In 2006, attending a concert of piano music by Fryderyk Chopin by a British pianist I’d never encountered before, the Wigmore Hall took on an additional significance for me, signalling the start of an at times intense and deeply-felt friendship with the pianist who played that night. It was a difficult period in my adult life, a time when I realised, with a shock, that the boundaries of one’s emotional life are not completely impermeable, but ultimately it led, indirectly, to my writing about music for my blog The Cross-Eyed Pianist and in concert reviews, and to taking up the piano again seriously in my 40s. In fact, on reflection, Wigmore Hall rather than pianist had the greater influence: the place provides me with ongoing pleasure and stimulation, and I attend a concert there at least twice a month.

People, usually those who have never stepped inside the Wigmore let alone enjoyed a concert there, grumble about the great age of the audience, but this fiercely loyal audience is what makes the hall – for without an audience there is no such thing as a “concert”. In fact, the Wigmore audience is getting younger and more diverse as the hall has broadened its remit. Today, in addition to lunchtime, evening and Sunday morning “coffee concerts” (where the ever-popular sherry is served after the concert), Wigmore Hall offers a lively education programme, music for small babies and toddlers, and “Wigmore Lates”, concerts which start at 10pm and include not just classical music but jazz and folk too. There are masterclasses and study days with leading performers and composers on subjects such as Schubert’s last piano sonatas and coping with performance anxiety. And on the annual London Open House Weekend visitors can explore the backstage area and even take to the stage, momentarily at least, and maybe dream of playing to a full house…..

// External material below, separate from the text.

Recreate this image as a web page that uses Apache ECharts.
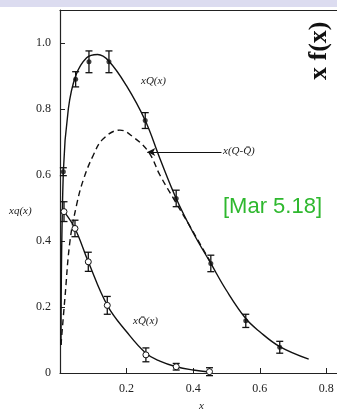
<!DOCTYPE html>
<html><head><meta charset="utf-8">
<script src="https://cdn.jsdelivr.net/npm/echarts@6/dist/echarts.min.js"></script>
<style>html,body{margin:0;padding:0;background:#fff}#c{width:337px;height:411px}</style>
</head><body><div id="c"></div>
<script>
// xQ(x) data points (filled) and error bars
var qX   = [0.010, 0.047, 0.087, 0.147, 0.256, 0.349, 0.453, 0.558, 0.660];
var qY   = [0.610, 0.890, 0.943, 0.943, 0.765, 0.529, 0.332, 0.158, 0.078];
var qErr = [0.012, 0.023, 0.033, 0.033, 0.024, 0.025, 0.025, 0.020, 0.018];
// xQbar(x) data points (open) and error bars
var qbX   = [0.012, 0.045, 0.085, 0.142, 0.258, 0.349, 0.449];
var qbY   = [0.489, 0.438, 0.337, 0.205, 0.055, 0.019, 0.004];
var qbErr = [0.030, 0.025, 0.029, 0.027, 0.021, 0.010, 0.012];
// fitted curves
var qCurveX = [0.003, 0.010, 0.025, 0.047, 0.080, 0.113, 0.147, 0.200, 0.256, 0.300, 0.349, 0.400, 0.453, 0.500, 0.558, 0.600, 0.660, 0.747];
var qCurveY = [0.085, 0.610, 0.800, 0.900, 0.955, 0.965, 0.945, 0.870, 0.765, 0.650, 0.529, 0.425, 0.332, 0.250, 0.165, 0.125, 0.080, 0.042];
var qbCurveX = [0.012, 0.045, 0.085, 0.142, 0.200, 0.258, 0.300, 0.349, 0.400, 0.449];
var qbCurveY = [0.489, 0.438, 0.337, 0.205, 0.125, 0.060, 0.036, 0.019, 0.009, 0.003];
var dCurveX = [0.003, 0.015, 0.030, 0.050, 0.070, 0.100, 0.130, 0.180, 0.220, 0.266, 0.300, 0.346, 0.390, 0.430, 0.450];
var dCurveY = [0.085, 0.230, 0.400, 0.510, 0.585, 0.660, 0.710, 0.736, 0.715, 0.670, 0.600, 0.520, 0.445, 0.375, 0.340];
var xTicks = [0.2, 0.4, 0.6, 0.8];
var yTicks = [0, 0.2, 0.4, 0.6, 0.8, 1.0];

function pairs(xs, ys){ return xs.map(function(x,i){ return [x, ys[i]]; }); }
function errData(xs, ys, es){ return xs.map(function(x,i){ return [x, ys[i]-es[i], ys[i]+es[i]]; }); }
function errRender(params, api){
  var lo = api.coord([api.value(0), api.value(1)]);
  var hi = api.coord([api.value(0), api.value(2)]);
  var w = 3.5;
  var st = {stroke:'#111', lineWidth:1.3};
  return {type:'group', children:[
    {type:'line', shape:{x1:lo[0],y1:lo[1],x2:hi[0],y2:hi[1]}, style:st},
    {type:'line', shape:{x1:lo[0]-w,y1:lo[1],x2:lo[0]+w,y2:lo[1]}, style:st},
    {type:'line', shape:{x1:hi[0]-w,y1:hi[1],x2:hi[0]+w,y2:hi[1]}, style:st}
  ]};
}
var serif = "'Liberation Serif','DejaVu Serif',serif";
var chart = echarts.init(document.getElementById('c'));
chart.setOption({
  animation:false,
  grid:{left:60, top:10, right:-6, bottom:38, containLabel:false, outerBoundsMode:'none'},
  xAxis:[{type:'value', min:0, max:0.85, interval:0.2,
    axisLine:{lineStyle:{color:'#222', width:1.2}},
    axisTick:{inside:true, length:5, lineStyle:{color:'#222'}},
    splitLine:{show:false},
    axisLabel:{showMinLabel:false, showMaxLabel:false, fontFamily:serif, fontSize:12, color:'#222', margin:10,
      formatter:function(v){ return xTicks.indexOf(Math.round(v*10)/10) >= 0 ? v.toFixed(1) : ''; }},
    name:'x', nameLocation:'middle', nameGap:28, nameTextStyle:{fontFamily:serif, fontStyle:'italic', fontSize:11, color:'#222'}
  },{type:'value', position:'top', min:0, max:0.85,
    axisLine:{show:true, lineStyle:{color:'#222', width:1.2}},
    axisTick:{show:false}, axisLabel:{show:false}, splitLine:{show:false}
  }],
  yAxis:{type:'value', min:0, max:1.1, interval:0.2,
    axisLine:{lineStyle:{color:'#222', width:1.2}},
    axisTick:{inside:true, length:5, lineStyle:{color:'#222'}},
    splitLine:{show:false},
    axisLabel:{showMaxLabel:false, fontFamily:serif, fontSize:12, color:'#222', margin:9,
      formatter:function(v){ var r=Math.round(v*10)/10; if(yTicks.indexOf(r)<0) return ''; return r===0?'0':r.toFixed(1); }}
  },
  graphic:[
    {type:'rect', shape:{x:0,y:0,width:337,height:7}, style:{fill:'#dcdcf0'}, z:100},
    {type:'text', left:141, top:76, style:{text:'xQ(x)', font:'italic 11px '+serif, fill:'#222'}},
    {type:'text', left:223, top:146, style:{text:'x(Q-Q\u0304)', font:'italic 11px '+serif, fill:'#222'}},
    {type:'text', left:9, top:206, style:{text:'xq(x)', font:'italic 11px '+serif, fill:'#222'}},
    {type:'text', left:133, top:316, style:{text:'xQ\u0304(x)', font:'italic 11px '+serif, fill:'#222'}},
    {type:'text', left:223, top:196, style:{text:'[Mar 5.18]', font:'22px "Liberation Sans", Arial, sans-serif', fill:'#2eb82e'}},
    {type:'text', x:332, y:80, rotation:Math.PI/2, style:{text:'x f(x)', font:'bold 26px '+serif, fill:'#111', verticalAlign:'bottom', align:'left'}}
  ],
  series:[
    {type:'line', data:pairs(qCurveX, qCurveY), smooth:0.4, showSymbol:false, lineStyle:{color:'#111', width:1.4}, z:2,
     markLine:{silent:true, symbol:['none','arrow'], symbolSize:[6,8], label:{show:false},
       lineStyle:{color:'#111', width:1.1, type:'solid'},
       data:[[{coord:[0.485,0.67]},{coord:[0.262,0.67]}]]}},
    {type:'line', data:pairs(dCurveX, dCurveY), smooth:0.4, showSymbol:false, lineStyle:{color:'#111', width:1.4, type:[6,4]}, z:2},
    {type:'line', data:pairs(qbCurveX, qbCurveY), smooth:0.4, showSymbol:false, lineStyle:{color:'#111', width:1.4}, z:2},
    {type:'custom', data:errData(qX, qY, qErr), renderItem:errRender, z:3},
    {type:'custom', data:errData(qbX, qbY, qbErr), renderItem:errRender, z:3},
    {type:'scatter', data:pairs(qX, qY), symbol:'circle', symbolSize:5, itemStyle:{color:'#111'}, z:4},
    {type:'scatter', data:pairs(qbX, qbY), symbol:'circle', symbolSize:6, itemStyle:{color:'#fff', borderColor:'#111', borderWidth:1, opacity:1}, z:4}
  ]
});
</script></body></html>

*Vikram Seth – ‘An Equal Music’




Variations on a traditional programme – Inon Barnatan at Wigmore Hall


George Frideric Handel – Chaconne in G major HWV435

Johann Sebastian Bach – Partita No.4 in D major BWV828, II. Allemande

Jean-Philippe Rameau – Premier livre de pieces de clavecin, IV. Courante in A minor

François Couperin – Second livre de pieces de clavecin, Ordre 12 No. 8 L’Atalante

Maurice Ravel – Le tombeau de Couperin, IV. Rigaudon

Thomas Adès – Blanca Variations (UK première)

György Ligeti – Musica Ricercata Nos. 11 & 10

Samuel Barber – Piano Sonata in E flat minor Op. 26, IV. Fuga: Allegro con spirit

Inon Barnatan, piano

Wigmore Hall, London



Israeli’s pianist Inon Barnatan’s 27 June Wigmore Hall concert demonstrated the “power of the programme”. Called Variations on a Theme, the first half of the concert consisted largely of single movements from suites, old and new, while the second half was occupied with Brahms’ Variations and Fugue on a Theme of Handel.

Initially, the first half of the programme could have been a curious mish-mash, a faux Baroque suite cobbled together from movements cherry-picked from works by Handel, Bach and their French contemporaries Rameau and Couperin, Ravel and Ligeti, and contemporary composer Thomas Ades. In fact, when I posted a picture of the programme on Facebook, a couple of friends commented that it “looks a bit Classic FM” and “how bizarre”. These comments in themselves are interesting, suggesting that a “proper” concert must consist of complete works, not fragments or single movements. Meanwhile, the Telegraph reviewer cites “shorter attention spans” as a reason for creating programmes like this.

This programme worked for me, and I admit that I selected the concert purely on the basis of the works by Ravel (the Rigaudon from the Tombeau de Couperin), Ligeti (two movements from Musica Ricercata) and the Ades Blanca Variations. I felt the concept was imaginative and witty – exploring the notion of variations in music through multiple approaches – and the selection of works created the similar ebb and flow of energy, rhythmic vitality, lyricism and repose as one would find in a Baroque suite, and the mixture of Baroque and modern/contemporary music allowed one to draw intriguing parallels between the individual works. Common motifs, such as filigree figurations and contrapuntal writing within the individual movements, created a sense of continuous throughout the first half, and each work gave Inon Barnatan the opportunity to demonstrate his versatility, switching with ease from the grandiloquent opening Chaconne in G by Handel to the poignant lyricism of the Allemande in D from Bach’s fourth keyboard partita. In addition, there was plenty of very elegant jeu perlé playing and crystalline passagework to savour, and a clear sense of the individual characters of each work.

Adès’ Blanca Variations, a set of five variations upon a traditional Sephardic song ‘Lavaba la blanca niña’, were delicately coloured and rhythmically complex, with much Baroque ornamentation in the later movements, thus connecting the work back to Bach’s Partitas or Couperin’s Pieces de Clavecin. This melancholy work had a sweeping virtuosity which Barnatan approached with understated panache.

The first half closed with a rollicking performance of the final movement of Samuel Barber’s Piano Sonata, Op 26, a fugue whose strict construction reflects the composer’s love of Bach.

The programme was played without as an uninterrupted sequence, with no applause until the end, which further reinforced the concept of a suite of pieces and made for a most absorbing hour of music. Not everyone could pull off a programme such as this, but Barnatan clearly relished the challenge of these interesting juxtapositions and gave a most convincing and absorbing performance.

I regret that tiredness forced me to leave before the Brahms, but I look forward to listening to the entire concert on the BBC iPlayer.